Training, Tools, and Choosing the Right Painting Role for Your Goals
For someone interested in painting as a career, the good news is that the field offers several entry points. Some people start by working for a residential crew and learning through repetition: prep, mask, patch, prime, finish, clean, repeat. Others enter through vocational programs, union pathways, apprenticeships, or specialized industrial training. The best route depends on the role. Residential painting rewards reliability, neatness, pace, and customer awareness. Commercial painting asks for coordination and productivity in larger crews. Industrial roles demand stronger safety habits and comfort with technical specifications. Decorative and mural work often requires a portfolio in addition to hands-on execution skills. In other words, painting is one profession with multiple personalities inside it.
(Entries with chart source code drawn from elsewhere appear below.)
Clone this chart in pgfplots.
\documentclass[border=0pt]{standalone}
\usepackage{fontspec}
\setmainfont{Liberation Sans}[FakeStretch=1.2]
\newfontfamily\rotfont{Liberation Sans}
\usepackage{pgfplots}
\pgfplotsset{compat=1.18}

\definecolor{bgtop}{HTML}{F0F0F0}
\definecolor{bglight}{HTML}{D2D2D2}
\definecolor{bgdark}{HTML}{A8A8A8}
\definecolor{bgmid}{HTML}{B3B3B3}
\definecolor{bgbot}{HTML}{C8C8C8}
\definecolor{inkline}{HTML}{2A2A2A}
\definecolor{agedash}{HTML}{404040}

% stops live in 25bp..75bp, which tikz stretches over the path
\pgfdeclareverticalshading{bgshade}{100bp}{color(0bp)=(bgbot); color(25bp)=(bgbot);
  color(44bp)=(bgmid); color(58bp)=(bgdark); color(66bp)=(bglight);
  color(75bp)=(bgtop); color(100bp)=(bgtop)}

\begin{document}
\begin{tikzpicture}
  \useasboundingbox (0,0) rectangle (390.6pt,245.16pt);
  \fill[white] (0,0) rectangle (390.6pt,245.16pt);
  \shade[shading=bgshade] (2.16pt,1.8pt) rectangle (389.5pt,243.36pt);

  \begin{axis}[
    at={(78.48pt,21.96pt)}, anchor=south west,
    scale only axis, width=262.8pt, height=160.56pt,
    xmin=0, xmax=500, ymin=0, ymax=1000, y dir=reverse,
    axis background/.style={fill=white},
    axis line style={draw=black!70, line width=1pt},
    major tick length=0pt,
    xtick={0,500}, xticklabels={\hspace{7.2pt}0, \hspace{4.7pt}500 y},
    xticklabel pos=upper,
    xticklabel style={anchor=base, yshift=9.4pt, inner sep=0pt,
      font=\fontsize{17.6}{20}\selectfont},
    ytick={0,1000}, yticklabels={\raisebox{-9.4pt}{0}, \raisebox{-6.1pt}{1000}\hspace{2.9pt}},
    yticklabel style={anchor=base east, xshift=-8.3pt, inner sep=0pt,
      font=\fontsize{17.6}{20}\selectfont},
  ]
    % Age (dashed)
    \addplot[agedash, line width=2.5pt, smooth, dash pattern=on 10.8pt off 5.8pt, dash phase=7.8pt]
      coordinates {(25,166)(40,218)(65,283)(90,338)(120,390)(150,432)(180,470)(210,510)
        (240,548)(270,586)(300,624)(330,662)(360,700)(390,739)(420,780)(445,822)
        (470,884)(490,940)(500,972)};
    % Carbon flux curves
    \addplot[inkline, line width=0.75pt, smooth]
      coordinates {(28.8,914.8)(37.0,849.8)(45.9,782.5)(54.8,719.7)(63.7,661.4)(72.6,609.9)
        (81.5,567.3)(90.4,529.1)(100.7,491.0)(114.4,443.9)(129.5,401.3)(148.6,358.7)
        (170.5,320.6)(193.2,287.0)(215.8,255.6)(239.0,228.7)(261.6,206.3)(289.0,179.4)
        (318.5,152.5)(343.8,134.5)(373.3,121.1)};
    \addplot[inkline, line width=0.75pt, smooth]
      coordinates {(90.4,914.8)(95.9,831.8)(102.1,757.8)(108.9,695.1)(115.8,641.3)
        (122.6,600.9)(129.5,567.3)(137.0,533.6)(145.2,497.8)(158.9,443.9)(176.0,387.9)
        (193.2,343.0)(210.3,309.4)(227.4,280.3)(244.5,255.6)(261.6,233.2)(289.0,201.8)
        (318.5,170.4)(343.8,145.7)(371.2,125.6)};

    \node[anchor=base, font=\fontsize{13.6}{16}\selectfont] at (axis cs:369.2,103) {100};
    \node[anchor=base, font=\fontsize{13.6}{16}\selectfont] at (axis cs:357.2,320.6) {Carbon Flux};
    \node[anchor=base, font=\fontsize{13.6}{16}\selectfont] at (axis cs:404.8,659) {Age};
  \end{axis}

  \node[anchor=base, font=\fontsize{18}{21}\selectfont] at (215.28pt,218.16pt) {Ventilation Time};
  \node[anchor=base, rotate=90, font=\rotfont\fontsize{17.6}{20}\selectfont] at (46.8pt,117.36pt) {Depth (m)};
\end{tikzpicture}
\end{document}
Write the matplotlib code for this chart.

Tool knowledge is part of professional growth. Brushes differ by filament type and intended finish. Rollers vary by nap length according to surface texture. Sprayers can boost efficiency, but they also require masking discipline, maintenance, and control. Sanding tools, moisture meters, caulking guns, extension poles, respirators, ladders, and lifts all change how work is performed. A capable painter does not simply own tools; they know when each tool is the right one. That judgment often separates beginners from seasoned tradespeople. The same is true of estimating. A painter who understands coverage rates, prep time, access difficulty, weather risk, and material waste can bid more accurately and avoid costly surprises.
If you are deciding which role fits you, these questions help:
• Do you enjoy working closely with homeowners and seeing fast visual transformation
• Are you comfortable following strict site rules and technical coating systems
• Do you want steady crew-based work or project-based creative freedom
• Would you rather perfect invisible finishes or make visible artistic statements
For readers who want to hire a painter, the lesson is just as useful. Ask not only, “Can this person paint?” but also, “Is this the right kind of painter for my project?” A muralist is not automatically the best choice for repainting weathered siding, and an industrial coating applicator may not be the right fit for a delicate heritage interior. For readers considering the profession, painting offers a rare combination of tangible skill, visible results, and room to specialize. Start with the role that matches your temperament, build habits around preparation and safety, and let experience sharpen your direction. The paint may dry, but the career path does not have to stay fixed; many successful painters build it one layer at a time.